# January 2018 Theme Voting



## kilroy214 (Dec 28, 2017)

What prompt would you like to see in January.


----------



## Pluralized (Dec 28, 2017)

Fun!


----------



## godofwine (Dec 29, 2017)

Never Bend Over is likely going to win, but I'd have so much fun with Just Let Me Die. So many potential directions to work with. I'm a veteran so there is that route, or...


----------



## Pluralized (Dec 29, 2017)

"Just Let Me Die" is pretty much the theme of 90% of the stories written for the LM over time, if you think about it. Those types of prompts which allow for tangential connection to any story are not my favorite.
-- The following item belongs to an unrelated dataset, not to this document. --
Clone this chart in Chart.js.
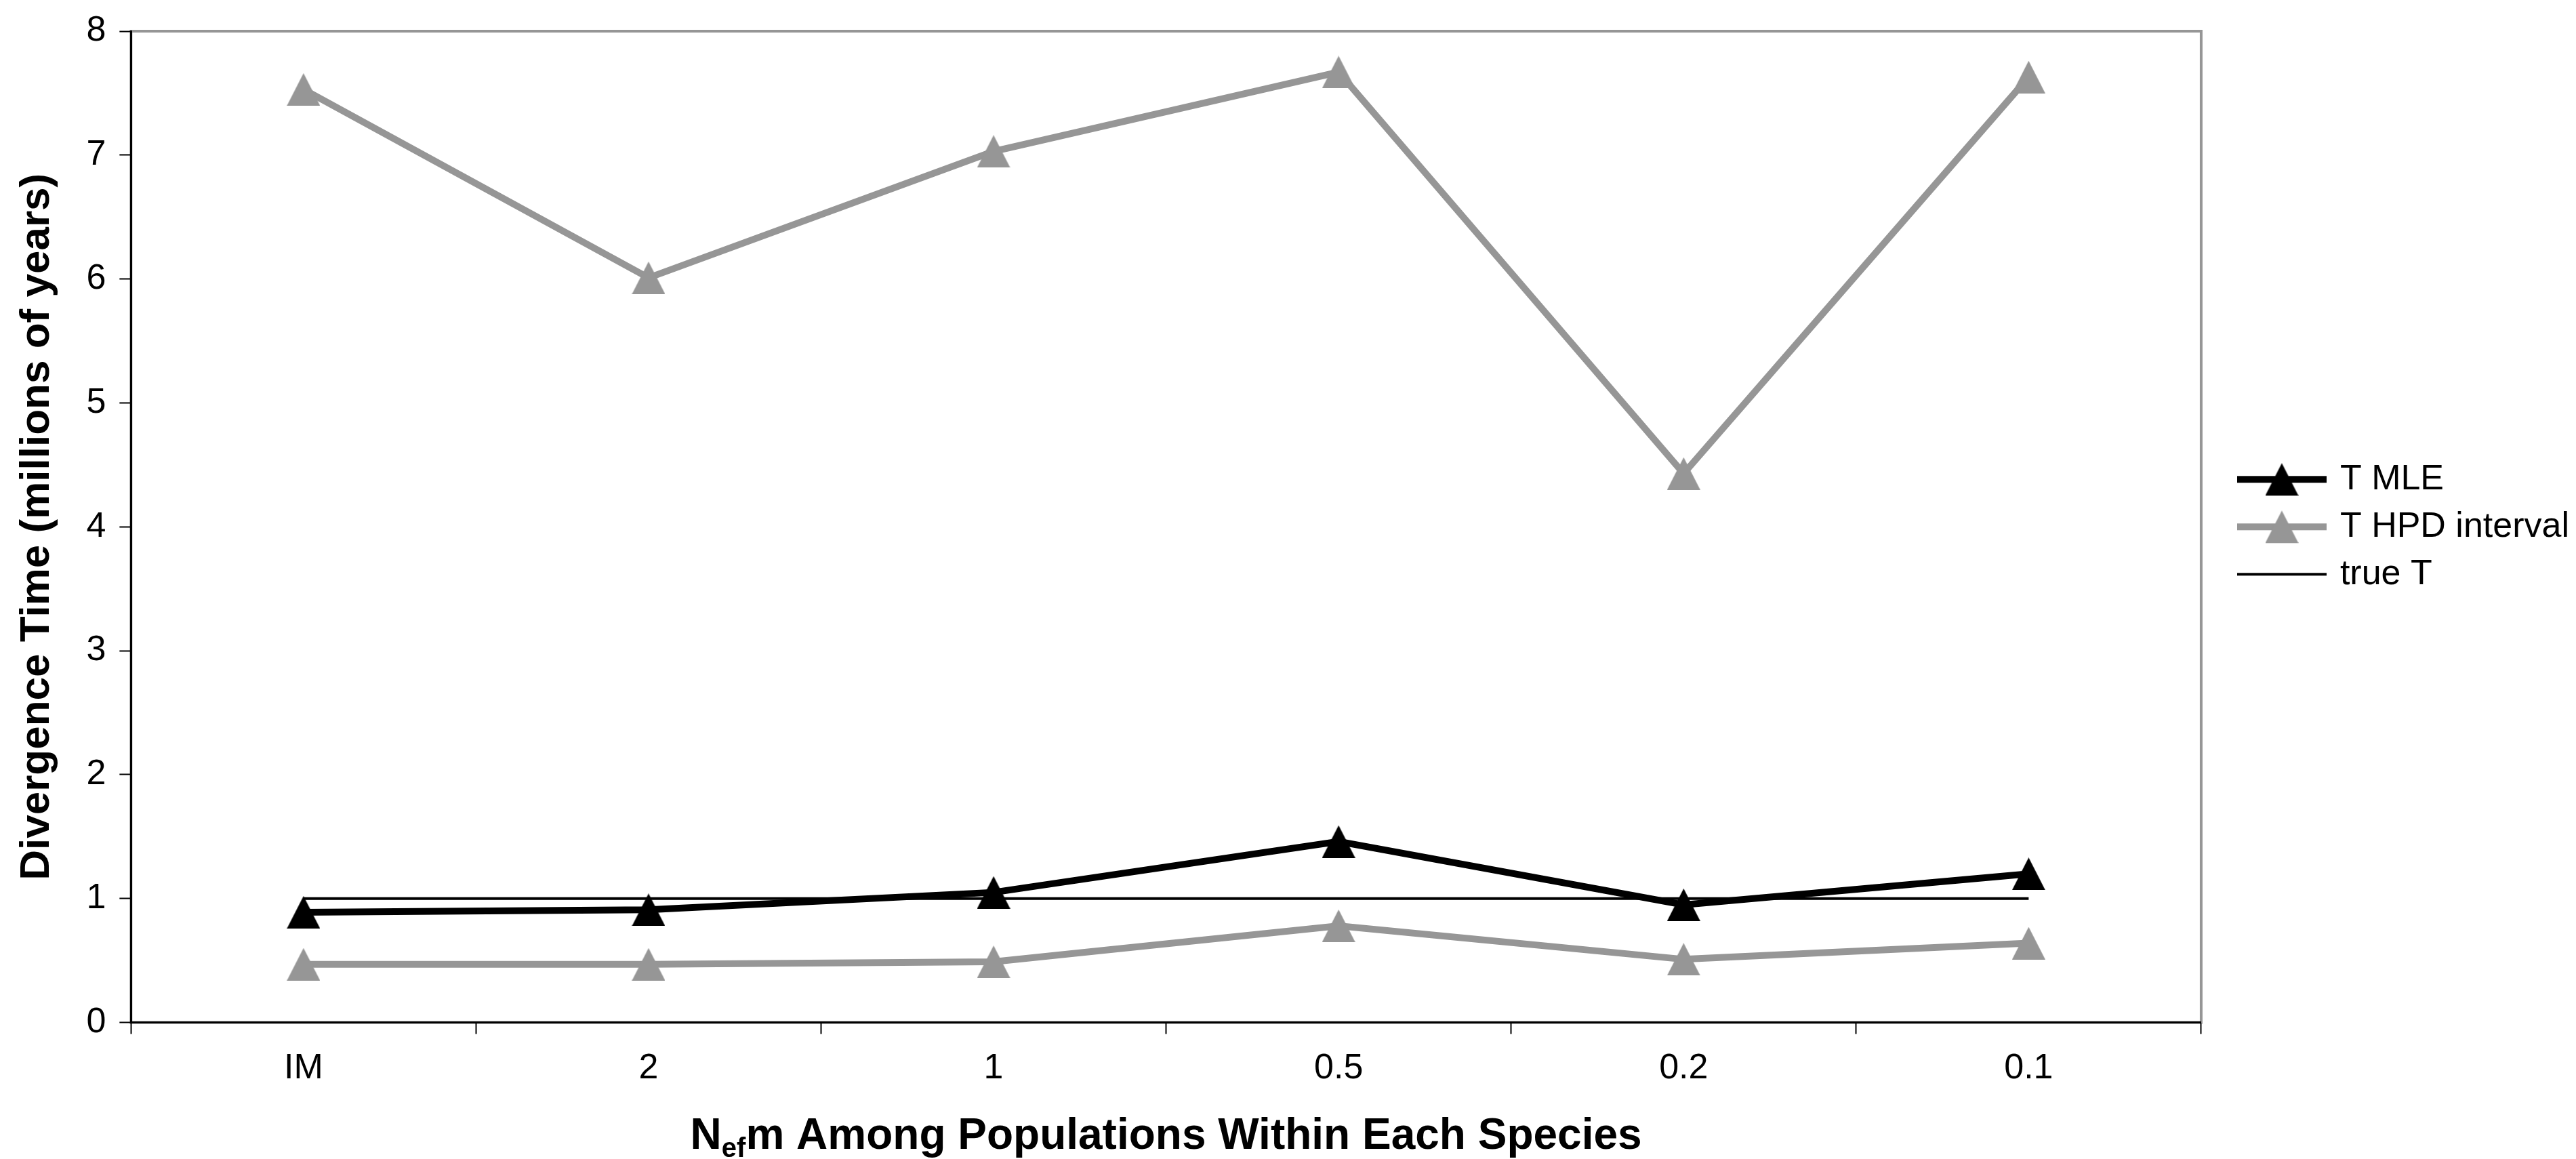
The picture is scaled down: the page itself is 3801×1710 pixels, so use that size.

I like when you can tell if the author put any thought at all into incorporating the prompt. Much like "Saturday Night in the City of the Dead," or "When a Good Man Falls," or "First One to Die," or "Here Today, Gone Tomorrow," or "When the Clock Stops," etc.; all of these occupy much the same creative space, for me personally. I like to think we can do better and explore less common territory. Let the prompt actually make you think. Many will disagree, no doubt. 

"Never Bend Over" is perfect in that way, because I believe it will require the gentle stretching of your creative capacity to write about, which is sort of the point of all this.


----------